I spent a great deal of time rummaging in the attic,' says Clare Macpherson-Grant, recalling the late 1970s, when she and her husband, Oliver Russell, took on the castle that has been in her family since 1546. Her father, Sir Ewan, who kick-started Ballindalloch's revival after ‘naughty Uncle George' left the bulk of his will to his boyfriend, happened to mention that ‘there are some ghastly paintings up there, but before putting them on the bonfire, you might just show them to the experts from the auction houses'. Britain's earliest and most important collection of 17th-century Spanish paintings is now on view again, although what visitors really love is the corridor of family photos.

Soon after the Russells took over, a friend took me to dinner at Ballindalloch and I remember enthusing about pinenuts, then a fashionable culinary novelty. From my host's flurry of questions about the potential of planting pinenut groves in the Spey valley, I realised how daunted a High-
land laird must feel by the challenge of making a sprawling castle with 25,000 acres earn its keep. Happily, the Russells have triumphed at Ballindalloch and, over the past few decades, they have turned its fortunes around with the aid of Aberdeen Angus beef and whisky, not pinenuts.

The energy and innovation of owners past and present is a recurring theme of this splendid book, with formidable lady lairds making a strong appearance.
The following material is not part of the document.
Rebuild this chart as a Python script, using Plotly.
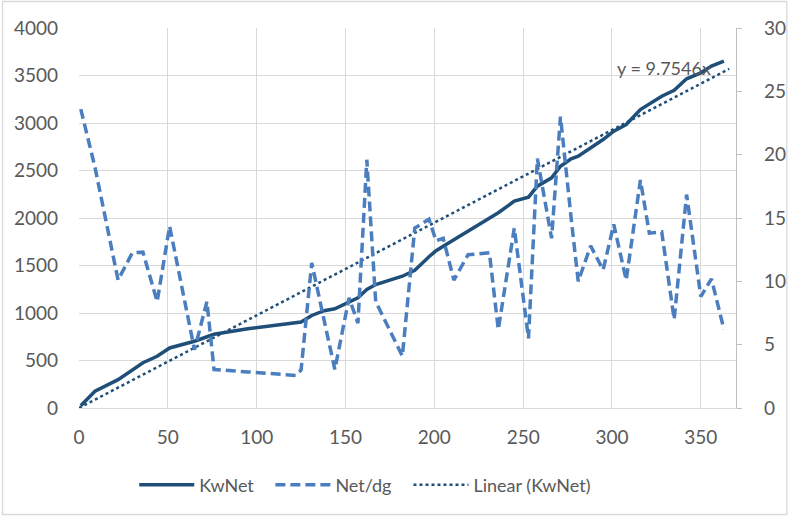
import plotly.graph_objects as go

# Day of year for each meter reading
x_days = [1, 9, 22, 30, 36, 44, 51, 65, 72, 76,
          95, 122, 125, 131, 138, 144, 152, 157, 162, 167,
          182, 189, 197, 201, 205, 211, 219, 231, 236, 245,
          253, 258, 266, 271, 277, 281, 288, 295, 301, 308,
          316, 321, 328, 335, 342, 350, 356, 363]

# Cumulative net energy (left axis)
kwnet = [24, 177, 298, 400, 476, 545, 632, 703, 750, 776,
         834, 897, 905, 974, 1024, 1044, 1114, 1160, 1247, 1300,
         1387, 1450, 1592, 1655, 1703, 1772, 1864, 2002, 2055, 2177,
         2219, 2335, 2423, 2545, 2623, 2650, 2739, 2826, 2914, 2984,
         3142, 3199, 3282, 3345, 3465, 3528, 3600, 3651]

# Net energy per day (right axis)
net_dg = [23.6, 19.0, 10.1, 12.25, 12.3, 8.4, 14.35, 4.6, 8.4, 3.04,
          2.85, 2.57, 3.0, 11.46, 6.9, 3.04, 8.7, 6.7, 19.6, 8.4,
          4.1, 14.2, 14.9, 13.2, 13.4, 10.1, 12.1, 12.25, 6.2, 14.2,
          5.5, 19.7, 13.4, 23.0, 15.0, 10.0, 12.8, 10.9, 14.5, 10.1,
          18.0, 13.8, 13.9, 7.0, 16.85, 8.8, 10.2, 6.2]

# Linear trend through the origin
trend_slope = 9.7546
trend_label = "y = 9.7546x"
trend_x = [0, max(x_days) + 3]
trend_y = [trend_slope * v for v in trend_x]

left_ticks = list(range(0, 4001, 500))
right_ticks = list(range(0, 31, 5))
x_ticks = list(range(0, 351, 50))

NAVY = "#1f4e79"
LIGHT = "#4a7ebf"
GRID = "#d9d9d9"
TEXT = "#595959"
FONT = "Lato"
FS = 19
LEG_FS = 18

fig = go.Figure()
fig.add_trace(go.Scatter(x=x_days, y=kwnet, name="KwNet", mode="lines",
                         legend="legend",
                         line=dict(color=NAVY, width=3.5)))
fig.add_trace(go.Scatter(x=x_days, y=net_dg, name="Net/dg", mode="lines",
                         yaxis="y2", legend="legend2",
                         line=dict(color=LIGHT, width=3.5, dash="10px,5px")))
fig.add_trace(go.Scatter(x=trend_x, y=trend_y, name="Linear (KwNet)", mode="lines",
                         legend="legend3",
                         line=dict(color=NAVY, width=2.5, dash="dot")))

L, R, T, B = 79, 53, 28, 108
W, H = 798, 516
pw, ph = W - L - R, H - T - B


def legend_at(px):
    # one legend box per series, placed side by side under the plot
    return dict(orientation="h", x=(px - 5 - L) / pw, xanchor="left",
                y=(H - B - 485) / ph, yanchor="middle", itemwidth=55,
                font=dict(size=LEG_FS, color=TEXT), bgcolor="rgba(0,0,0,0)")


fig.update_layout(
    width=W, height=H,
    margin=dict(l=L, r=R, t=T, b=B),
    paper_bgcolor="white", plot_bgcolor="white",
    font=dict(family=FONT, size=FS, color=TEXT),
    showlegend=True,
    legend=legend_at(140),
    legend2=legend_at(278),
    legend3=legend_at(418),
    xaxis=dict(range=[0, 369.8], tickvals=x_ticks, showgrid=True, gridcolor=GRID,
               gridwidth=1.3, zeroline=False, showline=True, linecolor=GRID,
               linewidth=1.3, ticks="", ticklabelstandoff=12),
    yaxis=dict(range=[0, 4000], tickvals=left_ticks, showgrid=True, gridcolor=GRID,
               gridwidth=1.3, zeroline=False, showline=False, ticks="",
               ticklabelstandoff=20),
    yaxis2=dict(range=[0, 30], tickvals=right_ticks, overlaying="y", side="right",
                showgrid=False, zeroline=False, showline=True, linecolor="#bfbfbf",
                linewidth=1.3, ticks="outside", ticklen=5, tickcolor="#bfbfbf",
                ticklabelstandoff=18),
    annotations=[dict(x=329, y=3584, xref="x", yref="y", text=trend_label,
                      showarrow=False, font=dict(size=LEG_FS, color=TEXT))],
    shapes=[dict(type="rect", xref="paper", yref="paper",
                 x0=(1.5 - L) / pw, x1=(W - 1.5 - L) / pw,
                 y0=(H - B - (H - 1.5)) / ph, y1=(H - B - 1.5) / ph,
                 line=dict(color=GRID, width=1.3), fillcolor="rgba(0,0,0,0)",
                 layer="below")],
)

fig.write_html("out.html")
Having played a key role in the 11th-hour rescue of Dumfries House, James Knox is interested in the ongoing survival, as well as the history, of the houses he features, and he gives many of their current owners a voice.

We hear from the 10th Duke of Buccleuch and Queensberry about the influence on his forebears of ideas on estate management pro-pounded by their friend, kinsman and neighbour Sir Walter Scott; from parliamentarian Tam Dalyell, who lives up to his family values of ‘high-mindedness, courage, intellect, and enterprise, with a dash of stubbornness and swashbuckling thrown in'; and Toby Anstruther of Balcaskie, whose holidays with his mother comprised ‘a cultural tour abroad with Bannister Fletcher's bible of world architecture to hand' and who, ‘in a romantic twist', married Pevsner's granddaughter.

Too often, books on this subject fall into one of two extremes: the shortbread-tin fantasy or the dry, often politically prejudiced, architectural discourse. Aimed at a general audience, this volume straddles the divide with a spiri-ted blend of architectural and decorative detail, social context and evocation of place, fluently delivered in a vivid and engaging style. The Americanisation of spellings is deceptive, as Mr Knox is a Scot and is a trustee of the National Galleries of Scotland, the National Trust for Scotland (NTS) and Dumfries House.

His selection of 10 houses, all but one still privately occupied (the Munros, who found a box containing legal writs dating back to the early 14th century, have been at Foulis for 1,000 years), spans four centuries and illustrates the changing tastes and influences that their owners-mostly enterprising merchants, lawyers, soldiers and statesmen aspired to as they built their family seats. Many set precedents in the way they responded to landscape, as at Balcaskie and Lochinch, ‘the ultimate Scottish Baronial house-a massing of ranges and wings... above the shoreline of the White Loch'.

James Fennell's sumptuous photography brings these houses alive. Focusing on interiors, he captures the texture of fabrics, the virtuosity of plasterwork, the fall of light on timber panelling. Architectural shots are juxtaposed with atmospheric details, from gilded pelmets to curling stones; spectacular portraits, family snaps and images of boudoir ephemera add to the rich mix.

The selection ranges from the ducal treasurehouses of Drumlanrig and Bowhill, and the cause célèbre of the Adams' Dumfries House, ‘one of the most complete documents of Enlightenment taste in Scotland', to houses that have never featured before, such as The House of the Binns, the first to be given to the NTS; Balcaskie, former seat of Sir William Bruce, father of Scottish Classicism; and Monzie Castle, Perthshire, remodelled by Lorimer after a fire destroyed all but two suits of armour in 1908. ‘Fire can never be anything but an enemy, but full insurance and wisdom in reconstruction are, to say the least, cheerful compensations,' Country Life commented wryly.